Des risques aussi bien internes qu’externes
Le projet SEPA aura à faire face à deux catégories de risques : d’une part, des risques « internes » au projet, c’est-à-dire liés à un manque d’implication des acteurs sur le projet, à des difficultés de coordination des différentes directions et filiales, de divergences d’opinions ou encore de mise à disposition d’environnements techniques nécessaires pour tester et mettre en production les différentes versions…
L’ensemble de ces risques doit être identifié au plus tôt afin d’établir leur criticité, leur impact en cas de survenance pour pouvoir, ensuite, statuer sur chacun avec trois options possibles : acceptation du risque, plan de contournement ou transfert du risque.
D’autre part, le projet connaîtra également des risques « externes » liés aux partenariats avec les banques qui devront, entre autres, exécuter des tests de migration vers les nouveaux flux SEPA, ou liés à des fournisseurs d’applications qui devront envoyer des patchs intégrant les migrations de flux, ou encore à des délais de validation du budget du projet par le top management de l’entreprise. Cette seconde catégorie est plus critique car le degré de maîtrise des risques est moindre.
Attention au rétroplanning très serré
Gérer le projet SEPA nécessite donc beaucoup plus de pragmatisme et de rigueur qu’un projet classique. L’avancement doit être cadencé, les intervenants bien ciblés et le planning constamment mis à jour. D’autant qu’être conforme début février 2014 implique une première livraison courant automne 2013 pour qu’un site pilote (ou un cercle restreint d’utilisateurs) puisse concrètement utiliser les nouveaux développements ou les mises à jour.
Si l’on ajoute à cela la période estivale, peu propice aux grands projets, cela signifie que les développements doivent aboutir avant l’été 2013 pour laisser une marge suffisante pour effectuer les tests unitaires et la recette MOA. Les ateliers de travail qui doivent statuer sur des modifications de processus ou de fonctionnalités doivent donc se tenir au printemps 2013, parallèlement aux développements (des parties déjà validées)… Et au moment où vous lisez ces lignes, le printemps… c’est dans trois jours !

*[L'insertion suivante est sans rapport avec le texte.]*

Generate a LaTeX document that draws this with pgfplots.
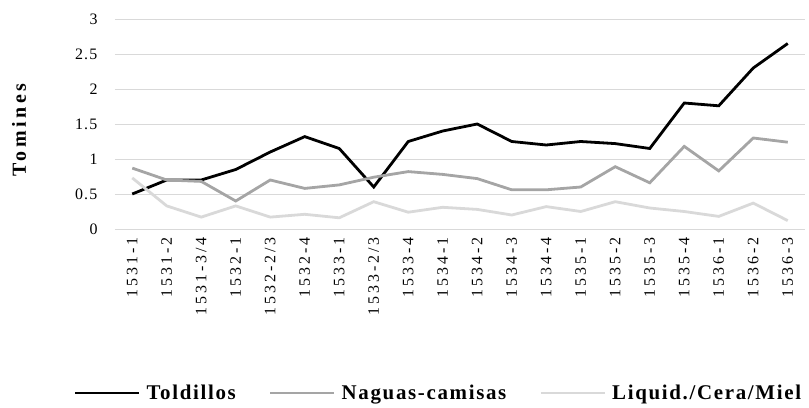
\documentclass[border=0pt]{standalone}
\usepackage{fontspec}
\setmainfont{Liberation Serif}[LetterSpace=8]
\newfontfamily\trackfont{Liberation Serif}[LetterSpace=18]
\usepackage{pgfplots}
\pgfplotsset{compat=1.18}
\definecolor{cgrid}{RGB}{217,217,217}
\definecolor{cmid}{RGB}{165,165,165}
\definecolor{clight}{RGB}{217,217,217}
\pgfplotstableread{
x T N L
0 0.50 0.87 0.73
1 0.70 0.70 0.33
2 0.70 0.68 0.17
3 0.85 0.40 0.33
4 1.10 0.70 0.17
5 1.32 0.58 0.21
6 1.15 0.63 0.16
7 0.60 0.74 0.39
8 1.25 0.82 0.24
9 1.40 0.78 0.31
10 1.50 0.72 0.28
11 1.25 0.56 0.20
12 1.20 0.56 0.32
13 1.25 0.60 0.25
14 1.22 0.89 0.39
15 1.15 0.66 0.30
16 1.80 1.18 0.25
17 1.76 0.83 0.18
18 2.30 1.30 0.37
19 2.65 1.24 0.12
}\data
\begin{document}
\begin{tikzpicture}
\begin{axis}[
  scale only axis,
  width=690bp, height=210bp,
  xmin=-0.5, xmax=19.5,
  ymin=0, ymax=3,
  ytick={0,0.5,...,3},
  xtick={0,...,19},
  xticklabels={1531-1,1531-2,1531-3/4,1532-1,1532-2/3,1532-4,1533-1,1533-2/3,1533-4,1534-1,1534-2,1534-3,1534-4,1535-1,1535-2,1535-3,1535-4,1536-1,1536-2,1536-3},
  x tick label style={rotate=90, anchor=east, font=\trackfont\fontsize{16}{18}\selectfont},
  y tick label style={font=\fontsize{16}{18}\selectfont},
  /pgf/number format/assume math mode=true,
  yticklabel style={/pgf/number format/.cd, fixed, precision=1},
  ymajorgrids,
  grid style={cgrid, line width=1bp},
  axis line style={draw=none},
  major tick length=0pt,
  xticklabel shift=5bp,
  yticklabel shift=14bp,
  ylabel={\textbf{Tomines}},
  ylabel style={font=\trackfont\fontsize{20}{24}\selectfont, at={(axis description cs:-0.139,0.48)}, anchor=center},
  legend columns=3,
  legend style={draw=none, at={(axis description cs:0.468,-0.781)}, anchor=center,
    font=\fontsize{21}{24}\selectfont\bfseries,
    nodes={inner sep=1bp},
    /tikz/every odd column/.append style={column sep=5bp},
    /tikz/every even column/.append style={column sep=32bp}},
  legend image code/.code={\draw[#1] (0bp,0bp) -- (64bp,0bp);},
  clip=false,
]
\addplot[black, line width=2.8bp] table[x=x,y=T]{\data};
\addlegendentry{Toldillos}
\addplot[cmid, line width=2.8bp] table[x=x,y=N]{\data};
\addlegendentry{Naguas-camisas}
\addplot[clight, line width=2.8bp] table[x=x,y=L]{\data};
\addlegendentry{Liquid./Cera/Miel}
\end{axis}
\path[use as bounding box] (-115bp,-179bp) rectangle (694bp,229bp);
\end{tikzpicture}
\end{document}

Cet article a été écrit par Dung Hua, manager chez Advese.
Projet SEPA : les dix points d’attention
- Identifiez toutes les entités concernées dans l’entreprise et vérifiez toutes les conséquences de SEPA avec une étude d’impact (gestion de trésorerie, désorganisation commerciale, perte d’image, pénalités bancaires, surcoûts…).
- Délimitez le périmètre qui devra être obligatoirement opérationnel le 1er février 2014 et recensez toutes les applications qui devront être adaptées.
- Associez les responsables de trésorerie, financiers et juridiques à la gestion du projet.
- Mobilisez, plus largement, toutes les parties prenantes, notamment dans les filiales.
- Identifiez tous les risques juridiques, avec un chiffrage de leurs conséquences et les options possibles : acceptation du risque, plan de contournement ou transfert du risque.
- Surveillez en permanence l’évolution des risques (internes et externes).
- Intégrez la contrainte forte du délai, qui a une incidence sur la qualité et les coûts : un rétroplanning précis est plus que jamais indispensable.
- Organisez des ateliers spécifiques pour aborder les sujets critiques.
- Appliquez la règle des 4 D : débattre, détailler, décider et diffuser.
- Étudiez des éventuelles solutions de contournement provisoires.